● Problem requirements
Take the listing from its first line through the line that contains "y_range = [20, 93.73]" and please retype those lines exactly, leaving out the pictures.

*** Recorded data ***

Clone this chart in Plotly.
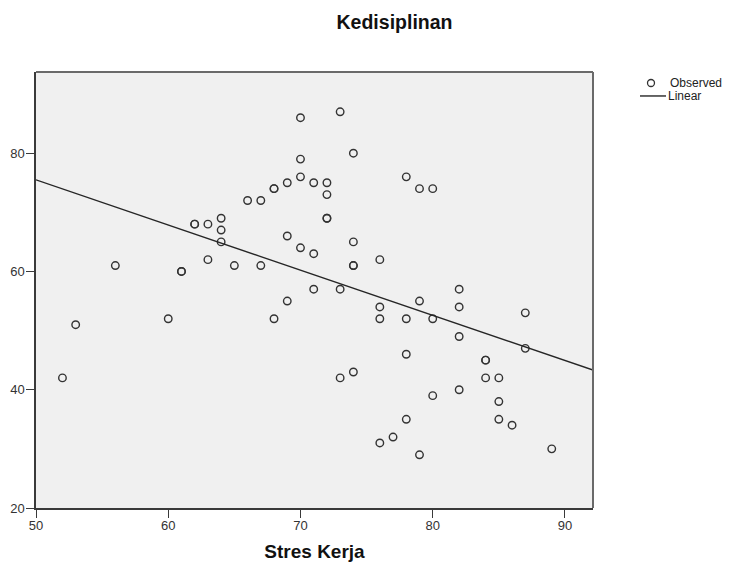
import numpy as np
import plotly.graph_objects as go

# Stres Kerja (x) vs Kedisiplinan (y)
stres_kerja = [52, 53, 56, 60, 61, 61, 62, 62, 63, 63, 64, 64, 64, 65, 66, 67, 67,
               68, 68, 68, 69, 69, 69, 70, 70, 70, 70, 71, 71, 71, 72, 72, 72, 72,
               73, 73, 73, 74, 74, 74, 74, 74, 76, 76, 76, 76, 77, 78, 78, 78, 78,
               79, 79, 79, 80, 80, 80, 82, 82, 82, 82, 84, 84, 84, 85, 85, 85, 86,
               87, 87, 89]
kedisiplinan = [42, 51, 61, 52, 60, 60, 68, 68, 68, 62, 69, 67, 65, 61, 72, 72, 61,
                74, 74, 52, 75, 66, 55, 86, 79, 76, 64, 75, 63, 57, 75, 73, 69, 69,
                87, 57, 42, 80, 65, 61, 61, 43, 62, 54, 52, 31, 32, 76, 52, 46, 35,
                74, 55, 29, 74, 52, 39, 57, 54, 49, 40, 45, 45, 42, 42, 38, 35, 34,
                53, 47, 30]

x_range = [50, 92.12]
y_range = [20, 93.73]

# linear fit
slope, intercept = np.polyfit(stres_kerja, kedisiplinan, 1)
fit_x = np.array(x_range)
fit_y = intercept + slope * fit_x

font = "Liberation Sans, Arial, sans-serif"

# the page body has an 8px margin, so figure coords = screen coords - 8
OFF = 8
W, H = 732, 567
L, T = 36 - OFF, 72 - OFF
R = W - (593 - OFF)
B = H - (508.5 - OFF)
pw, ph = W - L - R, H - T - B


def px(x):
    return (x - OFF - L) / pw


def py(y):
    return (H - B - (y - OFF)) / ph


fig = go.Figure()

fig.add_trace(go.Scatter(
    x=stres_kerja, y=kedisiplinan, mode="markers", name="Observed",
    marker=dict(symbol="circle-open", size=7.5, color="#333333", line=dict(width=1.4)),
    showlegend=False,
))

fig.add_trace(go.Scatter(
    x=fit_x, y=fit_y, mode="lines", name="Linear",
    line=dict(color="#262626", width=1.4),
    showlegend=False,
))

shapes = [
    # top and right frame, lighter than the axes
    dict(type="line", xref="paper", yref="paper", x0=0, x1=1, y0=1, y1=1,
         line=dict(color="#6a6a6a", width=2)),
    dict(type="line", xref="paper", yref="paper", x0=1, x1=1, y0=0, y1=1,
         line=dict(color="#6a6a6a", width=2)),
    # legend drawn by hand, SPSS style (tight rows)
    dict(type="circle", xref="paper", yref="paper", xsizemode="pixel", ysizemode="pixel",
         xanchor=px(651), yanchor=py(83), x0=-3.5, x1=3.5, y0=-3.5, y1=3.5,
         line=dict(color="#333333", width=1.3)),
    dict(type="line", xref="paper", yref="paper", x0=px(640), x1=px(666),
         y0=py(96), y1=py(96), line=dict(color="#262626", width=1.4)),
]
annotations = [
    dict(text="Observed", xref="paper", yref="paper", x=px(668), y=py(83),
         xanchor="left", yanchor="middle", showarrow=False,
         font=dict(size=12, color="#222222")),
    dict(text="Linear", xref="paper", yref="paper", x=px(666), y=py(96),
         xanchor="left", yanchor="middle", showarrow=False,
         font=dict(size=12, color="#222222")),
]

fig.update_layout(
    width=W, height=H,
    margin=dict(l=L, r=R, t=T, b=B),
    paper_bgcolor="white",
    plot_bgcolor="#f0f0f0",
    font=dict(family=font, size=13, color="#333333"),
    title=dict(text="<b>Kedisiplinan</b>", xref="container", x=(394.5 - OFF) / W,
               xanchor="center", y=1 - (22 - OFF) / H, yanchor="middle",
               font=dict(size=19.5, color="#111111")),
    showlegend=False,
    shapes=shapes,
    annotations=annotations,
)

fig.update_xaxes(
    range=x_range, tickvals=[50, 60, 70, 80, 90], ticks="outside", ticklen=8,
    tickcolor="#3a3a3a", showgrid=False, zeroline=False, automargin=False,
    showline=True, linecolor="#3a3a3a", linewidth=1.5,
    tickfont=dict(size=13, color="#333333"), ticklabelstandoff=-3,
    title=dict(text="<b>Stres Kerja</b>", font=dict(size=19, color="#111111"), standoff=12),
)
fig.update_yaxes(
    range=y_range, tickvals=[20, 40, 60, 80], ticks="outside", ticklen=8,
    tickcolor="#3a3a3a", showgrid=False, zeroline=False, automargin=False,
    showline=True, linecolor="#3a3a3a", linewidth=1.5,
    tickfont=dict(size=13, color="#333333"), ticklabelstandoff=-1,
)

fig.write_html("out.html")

***

● Response to this task
Clone this chart in Plotly.
import numpy as np
import plotly.graph_objects as go

# Stres Kerja (x) vs Kedisiplinan (y)
stres_kerja = [52, 53, 56, 60, 61, 61, 62, 62, 63, 63, 64, 64, 64, 65, 66, 67, 67,
               68, 68, 68, 69, 69, 69, 70, 70, 70, 70, 71, 71, 71, 72, 72, 72, 72,
               73, 73, 73, 74, 74, 74, 74, 74, 76, 76, 76, 76, 77, 78, 78, 78, 78,
               79, 79, 79, 80, 80, 80, 82, 82, 82, 82, 84, 84, 84, 85, 85, 85, 86,
               87, 87, 89]
kedisiplinan = [42, 51, 61, 52, 60, 60, 68, 68, 68, 62, 69, 67, 65, 61, 72, 72, 61,
                74, 74, 52, 75, 66, 55, 86, 79, 76, 64, 75, 63, 57, 75, 73, 69, 69,
                87, 57, 42, 80, 65, 61, 61, 43, 62, 54, 52, 31, 32, 76, 52, 46, 35,
                74, 55, 29, 74, 52, 39, 57, 54, 49, 40, 45, 45, 42, 42, 38, 35, 34,
                53, 47, 30]

x_range = [50, 92.12]
y_range = [20, 93.73]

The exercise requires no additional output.